What to do when banks don’t foreclose
The financial meltdown in 2008 has caused collection problems for Community Associations. Specifically, banks take their good old time to foreclose on delinquent Association homeowners, leaving years of monthly assessments to be written off. The following are some ways to combat this problem.
Sue the bank
Several Associations have been successful in suing banks to remove their lien on the property due to the banks’ lack of interest in foreclosure. While such a tactic provides a windfall, the Association still must finance the costly legal proceeding. However, if you can find an attorney who will defer the legal fees until the property sells, this option is indeed a viable one.

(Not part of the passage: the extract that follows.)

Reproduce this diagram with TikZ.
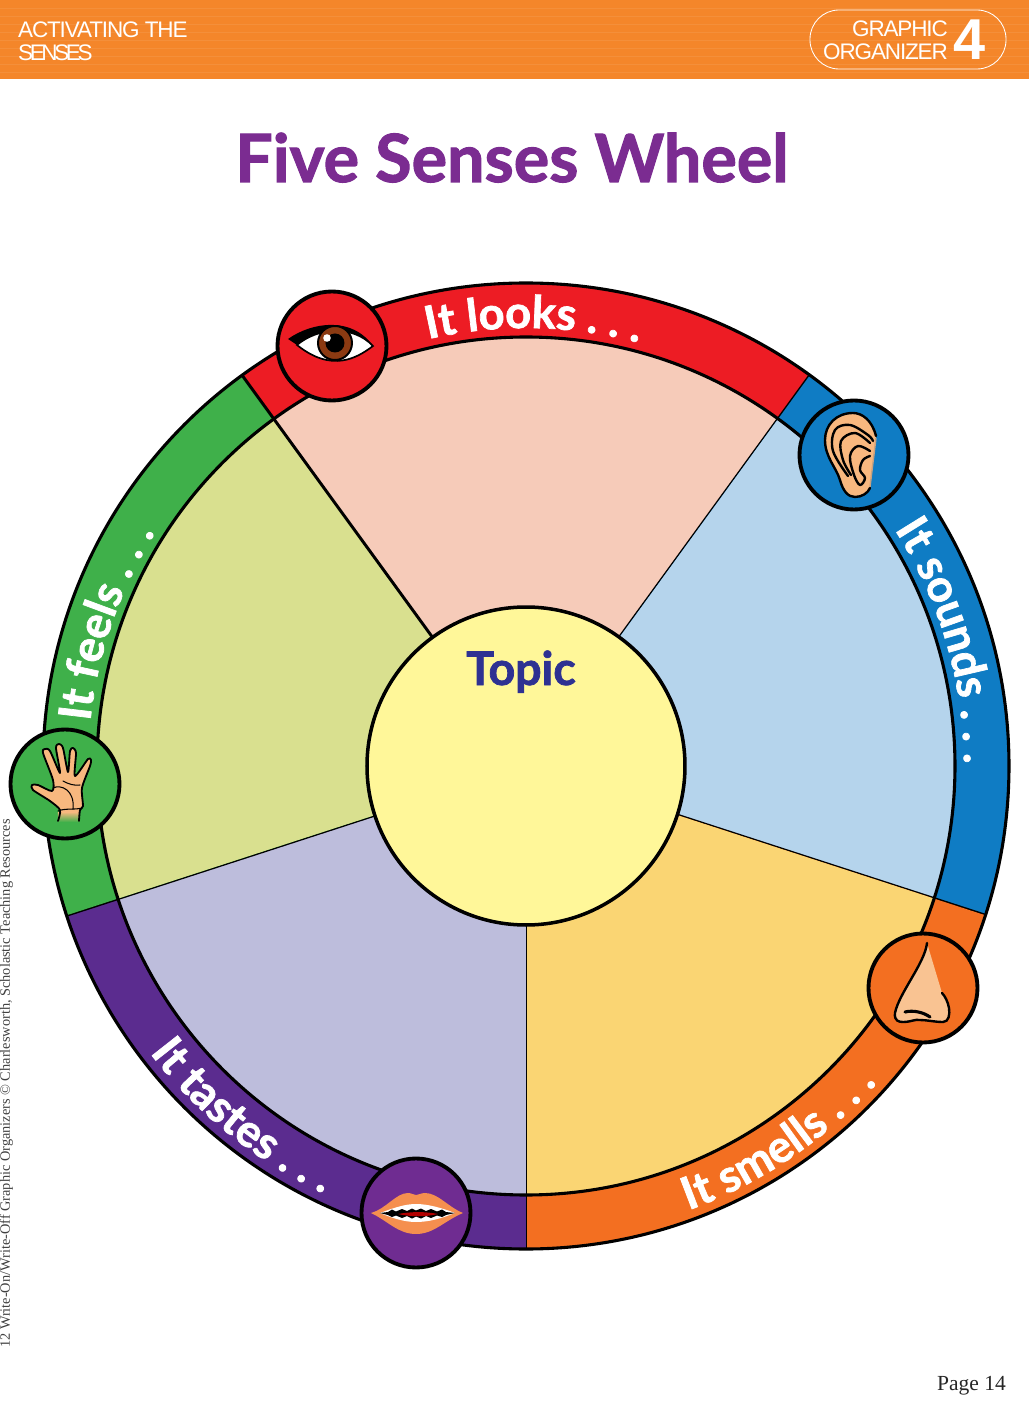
\documentclass[tikz,border=0pt]{standalone}
\usepackage{fontspec}
\usepackage{tikz}
\usetikzlibrary{decorations.text,positioning}
\setmainfont{Liberation Serif}
\newfontfamily\headface{Liberation Sans}
\newfontfamily\wheelface[BoldFeatures={FakeBold=1.6}]{Lato}
\definecolor{headorange}{HTML}{F4862A}
\definecolor{titlepurple}{HTML}{7B2C91}
\definecolor{topicblue}{HTML}{2E3192}
\definecolor{bandred}{HTML}{ED1C24}
\definecolor{bandblue}{HTML}{0F7CC4}
\definecolor{bandorange}{HTML}{F36F21}
\definecolor{bandpurple}{HTML}{5B2C8F}
\definecolor{bandgreen}{HTML}{3FB04A}
\definecolor{iconpurple}{HTML}{6F2C91}
\definecolor{wedgered}{HTML}{F6CBB9}
\definecolor{wedgeblue}{HTML}{B5D4EC}
\definecolor{wedgeorange}{HTML}{FAD573}
\definecolor{wedgepurple}{HTML}{BDBDDC}
\definecolor{wedgegreen}{HTML}{D9E08F}
\definecolor{hubyellow}{HTML}{FFF799}
\definecolor{skin}{HTML}{F8B87F}
\definecolor{lipcolor}{HTML}{F58F4F}
\definecolor{irisbrown}{HTML}{8B3A12}
\newcommand{\bandface}{\wheelface\bfseries\fontsize{64}{64}\selectfont\color{white}}
\begin{document}
\begin{tikzpicture}[
    x=0.05cm, y=0.05cm,
    headtext/.style={text=white, inner sep=0pt, font=\headface\fontsize{32}{34}\selectfont\addfontfeature{LetterSpace=-5}},
    iconring/.style={circle, draw=black, line width=5.5pt, minimum size=5.45cm, inner sep=0pt},
    iconline/.style={draw=black, line width=3.4pt, line cap=round, line join=round},
    bandtext/.style={decorate, decoration={text along path, text align=center,
      text={|\bandface|#1}}}
  ]
    \useasboundingbox (-526,-639) rectangle (503,766);
    % header
    \fill[headorange] (-526,687) rectangle (503,766);
    \foreach \y in {694,702,...,762}
      \draw[white, opacity=0.08, line width=1pt] (-526,\y) -- (503,\y);
    \node[headtext, anchor=base west] (head1) at (-508,728) {ACTIVATING THE};
    \node[headtext, anchor=base west] (head2) at (-508,705) {\addfontfeature{LetterSpace=-15}SENSES};
    \node[rectangle, draw=white, line width=1.2pt, rounded corners=1.45cm,
      minimum width=9.8cm, minimum height=2.95cm, inner sep=0pt] (badge) at (382,726.5) {};
    \node[headtext, anchor=base east] (badge1) at (422,729) {GRAPHIC};
    \node[headtext, anchor=base east] (badge2) at (422,706) {ORGANIZER};
    \node[text=white, inner sep=0pt, anchor=base west, font=\headface\bfseries\fontsize{82}{82}\selectfont]
      (badge3) at (427,706) {4};
    % title
    \node[text=titlepurple, inner sep=0pt, anchor=base, font=\wheelface\bfseries\fontsize{94.5}{94.5}\selectfont]
      (title) at (-14,584) {Five Senses Wheel};
    % wheel
    \foreach \a/\bandcol/\wedgecol in {54/bandred/wedgered, -18/bandblue/wedgeblue,
        -90/bandorange/wedgeorange, 198/bandpurple/wedgepurple, 126/bandgreen/wedgegreen} {
      \fill[\bandcol] (0,0) -- (\a:483) arc[start angle=\a, delta angle=72, radius=483] -- cycle;
      \fill[\wedgecol] (0,0) -- (\a:429) arc[start angle=\a, delta angle=72, radius=429] -- cycle;
      \draw[black, line width=4.2pt] (0,0) -- (\a:483);
    }
    \draw[black, line width=4.4pt] (0,0) circle[radius=483];
    \draw[black, line width=4.4pt] (0,0) circle[radius=429];
    \node[circle, draw=black, line width=5pt, fill=hubyellow, minimum size=15.9cm, inner sep=0pt]
      (hub) at (0,0) {};
    \node[text=topicblue, inner sep=0pt, anchor=base, font=\wheelface\bfseries\fontsize{66}{66}\selectfont]
      (topic) at (-5,81) {Topic};
    % band labels
    \path[bandtext={It looks . . .}] (129:438) arc[start angle=129, end angle=49, radius=438];
    \path[bandtext={It sounds . . .}] (56.5:438) arc[start angle=56.5, end angle=-23.5, radius=438];
    \path[bandtext={It smells . . .}] (-96:473) arc[start angle=-96, end angle=-16, radius=473];
    \path[bandtext={It tastes . . .}] (191:473) arc[start angle=191, end angle=271, radius=473];
    \path[bandtext={It feels . . .}] (201:438) arc[start angle=201, end angle=121, radius=438];
    % icons
    \node[iconring, fill=bandred] (eye) at (-194,420) {};
    \node[iconring, fill=bandblue] (ear) at (328,311) {};
    \node[iconring, fill=bandorange] (nose) at (397,-222) {};
    \node[iconring, fill=iconpurple] (mouth) at (-110,-447) {};
    \node[iconring, fill=bandgreen] (hand) at (-461,-18) {};
    \begin{scope}[shift={(eye.center)}]
      \filldraw[fill=white, draw=black, line width=2.4pt] (-35,1) .. controls (-15,18) and (20,22) .. (41,0)
        .. controls (25,-12) and (0,-27) .. (-35,1) -- cycle;
      \fill[black] (-44,7) .. controls (-20,24) and (20,30) .. (41,0)
        .. controls (20,22) and (-15,18) .. (-35,1) -- cycle;
      \filldraw[fill=irisbrown, draw=black, line width=2.8pt] (3,3) circle[radius=17];
      \fill[black] (3,3) circle[radius=9.5];
      \fill[white] (-5,8) circle[radius=3.8];
    \end{scope}
    \begin{scope}[shift={(ear.center)}]
      \fill[skin] (22,19) .. controls (18,35) and (8,42) .. (-1,42)
        .. controls (-18,42) and (-29,30) .. (-29,15)
        .. controls (-29,-2) and (-18,-12) .. (-14,-25)
        .. controls (-11,-36) and (-6,-42) .. (1,-42)
        .. controls (8,-42) and (14,-38) .. (16,-33) -- cycle;
      \draw[skin!60!gray, line width=2pt] (22,17) -- (16,-32);
      \draw[iconline] (22,19) .. controls (18,35) and (8,42) .. (-1,42)
        .. controls (-18,42) and (-29,30) .. (-29,15)
        .. controls (-29,-2) and (-18,-12) .. (-14,-25)
        .. controls (-11,-36) and (-6,-42) .. (1,-42)
        .. controls (8,-42) and (14,-38) .. (16,-33);
      \draw[iconline] plot[smooth, tension=0.6] coordinates {(-6,-21) (-21,4) (-19,25) (-4,30) (14,20) (19,14)};
      \draw[iconline] plot[smooth, tension=0.6] coordinates {(-3,-20) (-11,-5) (-13,14) (1,22) (16,12)};
      \draw[iconline] plot[smooth, tension=0.6] coordinates {(16,4) (4,9) (-4,-1) (0,-20) (6,-30) (11,-23) (6,-15) (9,-5) (16,-1)};
    \end{scope}
    \begin{scope}[shift={(nose.center)}]
      \fill[skin!85!white] (4,45) .. controls (2,25) and (-24,-5) .. (-28,-25)
        .. controls (-29,-33) and (-24,-34) .. (-20,-34)
        .. controls (-12,-34) and (-8,-31) .. (-3,-32)
        .. controls (4,-32) and (12,-34) .. (20,-34)
        .. controls (26,-34) and (27,-26) .. (26,-20)
        .. controls (25,-14) and (22,-8) .. (19,-5) -- cycle;
      \draw[iconline] (4,45) .. controls (2,25) and (-24,-5) .. (-28,-25)
        .. controls (-29,-33) and (-24,-34) .. (-20,-34)
        .. controls (-12,-34) and (-8,-31) .. (-3,-32)
        .. controls (4,-32) and (12,-34) .. (20,-34)
        .. controls (26,-34) and (27,-26) .. (26,-20)
        .. controls (25,-14) and (22,-8) .. (19,-5);
      \draw[iconline, line width=4.4pt] (-18,-24) .. controls (-10,-22) and (0,-24) .. (7,-29);
    \end{scope}
    \begin{scope}[shift={(mouth.center)}]
      \fill[lipcolor] (-45,0) .. controls (-30,4) and (-20,20) .. (-8,20)
        .. controls (-4,20) and (-3,18) .. (0,18)
        .. controls (3,18) and (5,20) .. (9,20)
        .. controls (22,20) and (32,6) .. (47,0)
        .. controls (28,-8) and (18,-21) .. (0,-21)
        .. controls (-18,-21) and (-28,-8) .. (-45,0) -- cycle;
      \fill[white] (-36,0) .. controls (-20,6) and (-10,9) .. (0,9)
        .. controls (12,9) and (26,5) .. (39,0)
        .. controls (24,-6) and (12,-9) .. (0,-9)
        .. controls (-12,-9) and (-24,-5) .. (-36,0) -- cycle;
      \fill[black] (-36,0) -- (-28,1) -- (-24,3.5) -- (-20,1.5) -- (-14,4) -- (-9,2) -- (-4,4.5) -- (0,2.5)
        -- (5,4.5) -- (10,2) -- (15,4) -- (21,1.5) -- (26,3.5) -- (30,1) -- (39,0)
        -- (30,-2) -- (26,-4) -- (21,-2.5) -- (15,-5) -- (10,-3) -- (5,-5.5) -- (0,-3.5)
        -- (-4,-5.5) -- (-9,-3) -- (-14,-5) -- (-20,-2.5) -- (-24,-4) -- (-28,-2) -- cycle;
      \fill[red!70!black] (-18,-1) .. controls (-5,1.5) and (10,1.5) .. (22,-1)
        .. controls (10,-4) and (-5,-4) .. (-18,-1) -- cycle;
    \end{scope}
    \begin{scope}[shift={(hand.center)}]
      \fill[skin] plot[smooth, tension=0.45] coordinates {(-7,-37) (-5,-26) (-15,-17) (-32,-6) (-33,-1)
        (-27,-1) (-13,-7) (-12,4) (-22,31) (-20,35) (-15,33) (-5,11) (-9,36) (-6,40) (-2,36) (3,12)
        (5,33) (8,36) (11,31) (10,8) (23,25) (26,24) (25,18) (17,-4) (18,-22) (15,-26) (14,-37)};
      \shade[top color=skin, bottom color=bandgreen] (-7,-28) rectangle (14.5,-38);
      \draw[iconline, line width=2.6pt] plot[smooth, tension=0.45] coordinates {(-7,-37) (-5,-26) (-15,-17) (-32,-6) (-33,-1)
        (-27,-1) (-13,-7) (-12,4) (-22,31) (-20,35) (-15,33) (-5,11) (-9,36) (-6,40) (-2,36) (3,12)
        (5,33) (8,36) (11,31) (10,8) (23,25) (26,24) (25,18) (17,-4) (18,-22) (15,-26) (14,-37)};
      \draw[iconline, line width=1.5pt] (-2,3) .. controls (3,0) and (10,-2) .. (15,-1);
      \draw[iconline, line width=1.5pt] (-12,-4) .. controls (-4,0) and (10,-6) .. (8,-25);
      \draw[iconline, line width=1.5pt] (-7,-27) .. controls (0,-24) and (10,-26) .. (17,-24);
    \end{scope}
    % margin text
    \node[rotate=90, anchor=base west, inner sep=0pt, text=black!75, font=\fontsize{20.4}{21}\selectfont]
      (credit) at (-516,-582) {12 Write-On/Write-Off Graphic Organizers © Charlesworth, Scholastic Teaching Resources};
    \node[anchor=base east, inner sep=0pt, text=black!85, font=\fontsize{30.6}{32}\selectfont]
      (page) at (480,-624) {Page 14};
  \end{tikzpicture}
\end{document}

Take ownership and become a landlord
Another creative way for an Association to recoup its back fees is for the Association to take ownership of the property by either its own foreclosure action or by a deed in lieu of foreclosure and then lease the property. The rental income will quickly reduce the assessment liability. However, if the bank does initiate a foreclosure, your windfall may have a limited duration
In extreme cases where 5% or more of unit owners are in foreclosure, an Association can file for chapter eleven bankruptcy protection and petition the court for assistance in getting banks to quickly foreclose and to start paying monthly assessments.
In summary, banks are mess and they are making a lot of Associations a mess as well. If you wish to mitigate the mess, you must become creative in your thought process and by doing so, you may even create a windfall for your Association.